### Do this
Quote every line of the data below as it stands, omitting pictures.

************

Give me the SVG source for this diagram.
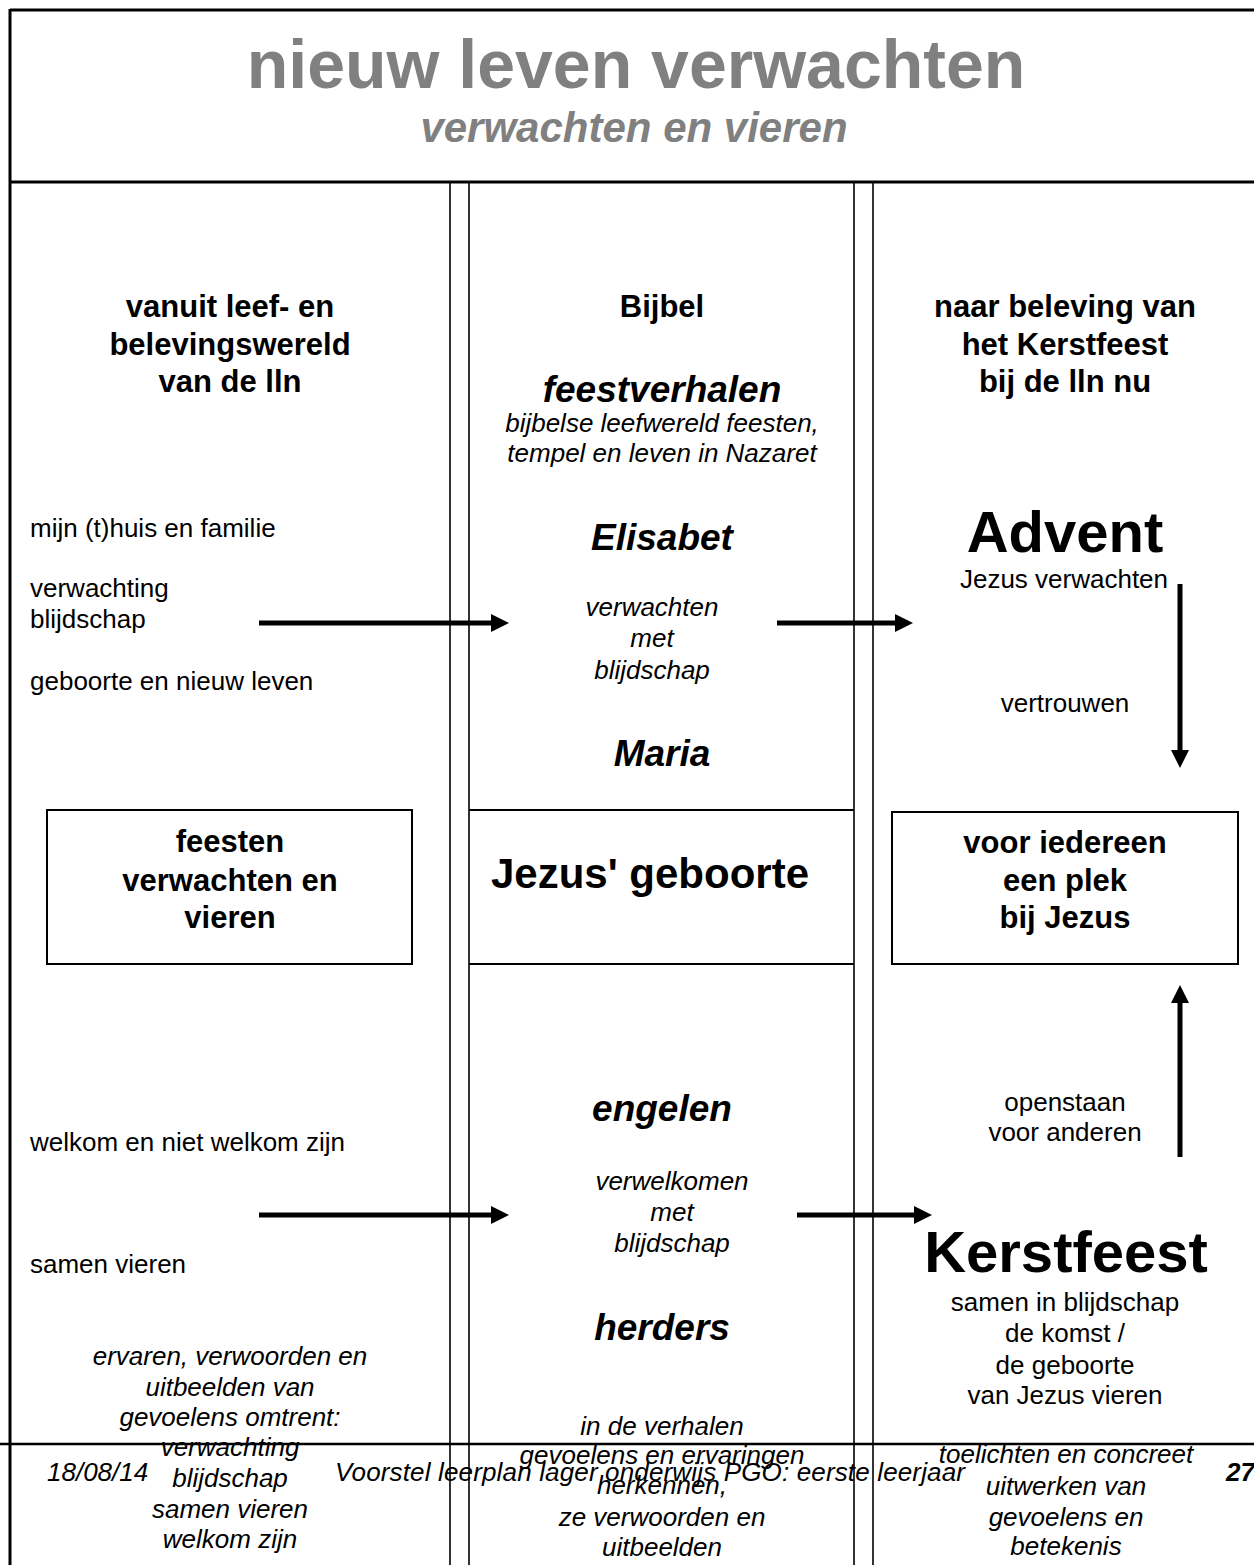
<svg xmlns="http://www.w3.org/2000/svg" width="1254" height="1565" viewBox="0 0 1254 1565">
<style>
text{font-family:"Liberation Sans",Arial,sans-serif;fill:#000}
.c{text-anchor:middle}
.t{font-size:26px}
.i{font-size:26px;font-style:italic}
.h{font-size:31px;font-weight:bold}
.bi{font-size:37px;font-weight:bold;font-style:italic}
.big{font-size:58px;font-weight:bold}
.frame{stroke:#000;fill:none}
.box{stroke:#000;stroke-width:2;fill:none}
.arr{stroke:#000;stroke-width:5}
.head{fill:#000}
</style>
<rect width="1254" height="1565" fill="#fff"/>
<g id="frame">
<line class="frame" x1="10" y1="10" x2="1254" y2="10" stroke-width="3"/>
<line class="frame" x1="10" y1="9" x2="10" y2="1565" stroke-width="3"/>
<line class="frame" x1="10" y1="182" x2="1254" y2="182" stroke-width="3"/>
<line class="frame" x1="450" y1="182" x2="450" y2="1565" stroke-width="1.6"/>
<line class="frame" x1="469" y1="182" x2="469" y2="1565" stroke-width="1.6"/>
<line class="frame" x1="854" y1="182" x2="854" y2="1565" stroke-width="1.6"/>
<line class="frame" x1="873" y1="182" x2="873" y2="1565" stroke-width="1.6"/>
<line class="frame" x1="469" y1="810" x2="854" y2="810" stroke-width="2"/>
<line class="frame" x1="469" y1="964" x2="854" y2="964" stroke-width="2"/>
<line class="frame" x1="0" y1="1444" x2="1254" y2="1444" stroke="#333" stroke-width="2.5"/>
</g>
<g id="title">
<text class="c" x="636" y="88" style="font-size:68px;font-weight:bold;fill:#808080">nieuw leven verwachten</text>
<text class="c" x="634" y="142" style="font-size:42px;font-weight:bold;font-style:italic;fill:#808080">verwachten en vieren</text>
</g>
<g id="col-left-header">
<text class="c h" x="230" y="317">vanuit leef- en</text>
<text class="c h" x="230" y="355">belevingswereld</text>
<text class="c h" x="230" y="392">van de lln</text>
</g>
<g id="col-mid-header">
<text class="c h" x="662" y="317">Bijbel</text>
<text class="c bi" x="662" y="402">feestverhalen</text>
<text class="c i" x="662" y="432">bijbelse leefwereld feesten,</text>
<text class="c i" x="662" y="462">tempel en leven in Nazaret</text>
</g>
<g id="col-right-header">
<text class="c h" x="1065" y="317">naar beleving van</text>
<text class="c h" x="1065" y="355">het Kerstfeest</text>
<text class="c h" x="1065" y="392">bij de lln nu</text>
</g>
<g id="left-top">
<text class="t" x="30" y="537">mijn (t)huis en familie</text>
<text class="t" x="30" y="597">verwachting</text>
<text class="t" x="30" y="628">blijdschap</text>
<text class="t" x="30" y="690">geboorte en nieuw leven</text>
</g>
<g id="mid-top">
<text class="c bi" x="662" y="550">Elisabet</text>
<text class="c i" x="652" y="616">verwachten</text>
<text class="c i" x="652" y="647">met</text>
<text class="c i" x="652" y="679">blijdschap</text>
<text class="c bi" x="662" y="766">Maria</text>
</g>
<g id="advent">
<text class="c big" x="1065" y="552">Advent</text>
<text class="c t" x="1064" y="588">Jezus verwachten</text>
<text class="c t" x="1065" y="712">vertrouwen</text>
</g>
<g id="box-feesten">
<rect class="box" x="47" y="810" width="365" height="154"/>
<text class="c h" x="230" y="852">feesten</text>
<text class="c h" x="230" y="891">verwachten en</text>
<text class="c h" x="230" y="928">vieren</text>
</g>
<g id="box-geboorte">
<text class="c" x="650" y="888" style="font-size:42px;font-weight:bold">Jezus' geboorte</text>
</g>
<g id="box-plek">
<rect class="box" x="892" y="812" width="346" height="152"/>
<text class="c h" x="1065" y="853">voor iedereen</text>
<text class="c h" x="1065" y="891">een plek</text>
<text class="c h" x="1065" y="928">bij Jezus</text>
</g>
<g id="left-bottom">
<text class="t" x="30" y="1151">welkom en niet welkom zijn</text>
<text class="t" x="30" y="1273">samen vieren</text>
<text class="c i" x="230" y="1365">ervaren, verwoorden en</text>
<text class="c i" x="230" y="1396">uitbeelden van</text>
<text class="c i" x="230" y="1426">gevoelens omtrent:</text>
<text class="c i" x="230" y="1456">verwachting</text>
<text class="c i" x="230" y="1487">blijdschap</text>
<text class="c i" x="230" y="1518">samen vieren</text>
<text class="c i" x="230" y="1548">welkom zijn</text>
</g>
<g id="mid-bottom">
<text class="c bi" x="662" y="1121">engelen</text>
<text class="c i" x="672" y="1190">verwelkomen</text>
<text class="c i" x="672" y="1221">met</text>
<text class="c i" x="672" y="1252">blijdschap</text>
<text class="c bi" x="662" y="1340">herders</text>
<text class="c i" x="662" y="1435">in de verhalen</text>
<text class="c i" x="662" y="1464">gevoelens en ervaringen</text>
<text class="c i" x="662" y="1494">herkennen,</text>
<text class="c i" x="662" y="1526">ze verwoorden en</text>
<text class="c i" x="662" y="1556">uitbeelden</text>
</g>
<g id="kerstfeest">
<text class="c t" x="1065" y="1111">openstaan</text>
<text class="c t" x="1065" y="1141">voor anderen</text>
<text class="c big" x="1066" y="1272">Kerstfeest</text>
<text class="c t" x="1065" y="1311">samen in blijdschap</text>
<text class="c t" x="1065" y="1342">de komst /</text>
<text class="c t" x="1065" y="1374">de geboorte</text>
<text class="c t" x="1065" y="1404">van Jezus vieren</text>
<text class="c i" x="1066" y="1463">toelichten en concreet</text>
<text class="c i" x="1066" y="1495">uitwerken van</text>
<text class="c i" x="1066" y="1526">gevoelens en</text>
<text class="c i" x="1066" y="1555">betekenis</text>
</g>
<g id="footer">
<text class="i" x="47" y="1481">18/08/14</text>
<text class="i" x="335" y="1481" textLength="630">Voorstel leerplan lager onderwijs PGO: eerste leerjaar</text>
<text x="1226" y="1481" style="font-size:26px;font-weight:bold;font-style:italic">27</text>
</g>
<g id="connectors">
<line class="arr" x1="259" y1="623" x2="493" y2="623"/>
<polygon class="head" points="491,614 509,623 491,632"/>
<line class="arr" x1="777" y1="623" x2="897" y2="623"/>
<polygon class="head" points="895,614 913,623 895,632"/>
<line class="arr" x1="1180" y1="584" x2="1180" y2="752"/>
<polygon class="head" points="1171,750 1180,768 1189,750"/>
<line class="arr" x1="1180" y1="1157" x2="1180" y2="1001"/>
<polygon class="head" points="1171,1003 1180,985 1189,1003"/>
<line class="arr" x1="259" y1="1215" x2="493" y2="1215"/>
<polygon class="head" points="491,1206 509,1215 491,1224"/>
<line class="arr" x1="797" y1="1215" x2="916" y2="1215"/>
<polygon class="head" points="914,1206 932,1215 914,1224"/>
</g>
</svg>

************

### Solution to this problem
Give me the SVG source for this diagram.
<svg xmlns="http://www.w3.org/2000/svg" width="1254" height="1565" viewBox="0 0 1254 1565">
<style>
text{font-family:"Liberation Sans",Arial,sans-serif;fill:#000}
.c{text-anchor:middle}
.t{font-size:26px}
.i{font-size:26px;font-style:italic}
.h{font-size:31px;font-weight:bold}
.bi{font-size:37px;font-weight:bold;font-style:italic}
.big{font-size:58px;font-weight:bold}
.frame{stroke:#000;fill:none}
.box{stroke:#000;stroke-width:2;fill:none}
.arr{stroke:#000;stroke-width:5}
.head{fill:#000}
</style>
<rect width="1254" height="1565" fill="#fff"/>
<g id="frame">
<line class="frame" x1="10" y1="10" x2="1254" y2="10" stroke-width="3"/>
<line class="frame" x1="10" y1="9" x2="10" y2="1565" stroke-width="3"/>
<line class="frame" x1="10" y1="182" x2="1254" y2="182" stroke-width="3"/>
<line class="frame" x1="450" y1="182" x2="450" y2="1565" stroke-width="1.6"/>
<line class="frame" x1="469" y1="182" x2="469" y2="1565" stroke-width="1.6"/>
<line class="frame" x1="854" y1="182" x2="854" y2="1565" stroke-width="1.6"/>
<line class="frame" x1="873" y1="182" x2="873" y2="1565" stroke-width="1.6"/>
<line class="frame" x1="469" y1="810" x2="854" y2="810" stroke-width="2"/>
<line class="frame" x1="469" y1="964" x2="854" y2="964" stroke-width="2"/>
<line class="frame" x1="0" y1="1444" x2="1254" y2="1444" stroke="#333" stroke-width="2.5"/>
</g>
<g id="title">
<text class="c" x="636" y="88" style="font-size:68px;font-weight:bold;fill:#808080">nieuw leven verwachten</text>
<text class="c" x="634" y="142" style="font-size:42px;font-weight:bold;font-style:italic;fill:#808080">verwachten en vieren</text>
</g>
<g id="col-left-header">
<text class="c h" x="230" y="317">vanuit leef- en</text>
<text class="c h" x="230" y="355">belevingswereld</text>
<text class="c h" x="230" y="392">van de lln</text>
</g>
<g id="col-mid-header">
<text class="c h" x="662" y="317">Bijbel</text>
<text class="c bi" x="662" y="402">feestverhalen</text>
<text class="c i" x="662" y="432">bijbelse leefwereld feesten,</text>
<text class="c i" x="662" y="462">tempel en leven in Nazaret</text>
</g>
<g id="col-right-header">
<text class="c h" x="1065" y="317">naar beleving van</text>
<text class="c h" x="1065" y="355">het Kerstfeest</text>
<text class="c h" x="1065" y="392">bij de lln nu</text>
</g>
<g id="left-top">
<text class="t" x="30" y="537">mijn (t)huis en familie</text>
<text class="t" x="30" y="597">verwachting</text>
<text class="t" x="30" y="628">blijdschap</text>
<text class="t" x="30" y="690">geboorte en nieuw leven</text>
</g>
<g id="mid-top">
<text class="c bi" x="662" y="550">Elisabet</text>
<text class="c i" x="652" y="616">verwachten</text>
<text class="c i" x="652" y="647">met</text>
<text class="c i" x="652" y="679">blijdschap</text>
<text class="c bi" x="662" y="766">Maria</text>
</g>
<g id="advent">
<text class="c big" x="1065" y="552">Advent</text>
<text class="c t" x="1064" y="588">Jezus verwachten</text>
<text class="c t" x="1065" y="712">vertrouwen</text>
</g>
<g id="box-feesten">
<rect class="box" x="47" y="810" width="365" height="154"/>
<text class="c h" x="230" y="852">feesten</text>
<text class="c h" x="230" y="891">verwachten en</text>
<text class="c h" x="230" y="928">vieren</text>
</g>
<g id="box-geboorte">
<text class="c" x="650" y="888" style="font-size:42px;font-weight:bold">Jezus' geboorte</text>
</g>
<g id="box-plek">
<rect class="box" x="892" y="812" width="346" height="152"/>
<text class="c h" x="1065" y="853">voor iedereen</text>
<text class="c h" x="1065" y="891">een plek</text>
<text class="c h" x="1065" y="928">bij Jezus</text>
</g>
<g id="left-bottom">
<text class="t" x="30" y="1151">welkom en niet welkom zijn</text>
<text class="t" x="30" y="1273">samen vieren</text>
<text class="c i" x="230" y="1365">ervaren, verwoorden en</text>
<text class="c i" x="230" y="1396">uitbeelden van</text>
<text class="c i" x="230" y="1426">gevoelens omtrent:</text>
<text class="c i" x="230" y="1456">verwachting</text>
<text class="c i" x="230" y="1487">blijdschap</text>
<text class="c i" x="230" y="1518">samen vieren</text>
<text class="c i" x="230" y="1548">welkom zijn</text>
</g>
<g id="mid-bottom">
<text class="c bi" x="662" y="1121">engelen</text>
<text class="c i" x="672" y="1190">verwelkomen</text>
<text class="c i" x="672" y="1221">met</text>
<text class="c i" x="672" y="1252">blijdschap</text>
<text class="c bi" x="662" y="1340">herders</text>
<text class="c i" x="662" y="1435">in de verhalen</text>
<text class="c i" x="662" y="1464">gevoelens en ervaringen</text>
<text class="c i" x="662" y="1494">herkennen,</text>
<text class="c i" x="662" y="1526">ze verwoorden en</text>
<text class="c i" x="662" y="1556">uitbeelden</text>
</g>
<g id="kerstfeest">
<text class="c t" x="1065" y="1111">openstaan</text>
<text class="c t" x="1065" y="1141">voor anderen</text>
<text class="c big" x="1066" y="1272">Kerstfeest</text>
<text class="c t" x="1065" y="1311">samen in blijdschap</text>
<text class="c t" x="1065" y="1342">de komst /</text>
<text class="c t" x="1065" y="1374">de geboorte</text>
<text class="c t" x="1065" y="1404">van Jezus vieren</text>
<text class="c i" x="1066" y="1463">toelichten en concreet</text>
<text class="c i" x="1066" y="1495">uitwerken van</text>
<text class="c i" x="1066" y="1526">gevoelens en</text>
<text class="c i" x="1066" y="1555">betekenis</text>
</g>
<g id="footer">
<text class="i" x="47" y="1481">18/08/14</text>
<text class="i" x="335" y="1481" textLength="630">Voorstel leerplan lager onderwijs PGO: eerste leerjaar</text>
<text x="1226" y="1481" style="font-size:26px;font-weight:bold;font-style:italic">27</text>
</g>
<g id="connectors">
<line class="arr" x1="259" y1="623" x2="493" y2="623"/>
<polygon class="head" points="491,614 509,623 491,632"/>
<line class="arr" x1="777" y1="623" x2="897" y2="623"/>
<polygon class="head" points="895,614 913,623 895,632"/>
<line class="arr" x1="1180" y1="584" x2="1180" y2="752"/>
<polygon class="head" points="1171,750 1180,768 1189,750"/>
<line class="arr" x1="1180" y1="1157" x2="1180" y2="1001"/>
<polygon class="head" points="1171,1003 1180,985 1189,1003"/>
<line class="arr" x1="259" y1="1215" x2="493" y2="1215"/>
<polygon class="head" points="491,1206 509,1215 491,1224"/>
<line class="arr" x1="797" y1="1215" x2="916" y2="1215"/>
<polygon class="head" points="914,1206 932,1215 914,1224"/>
</g>
</svg>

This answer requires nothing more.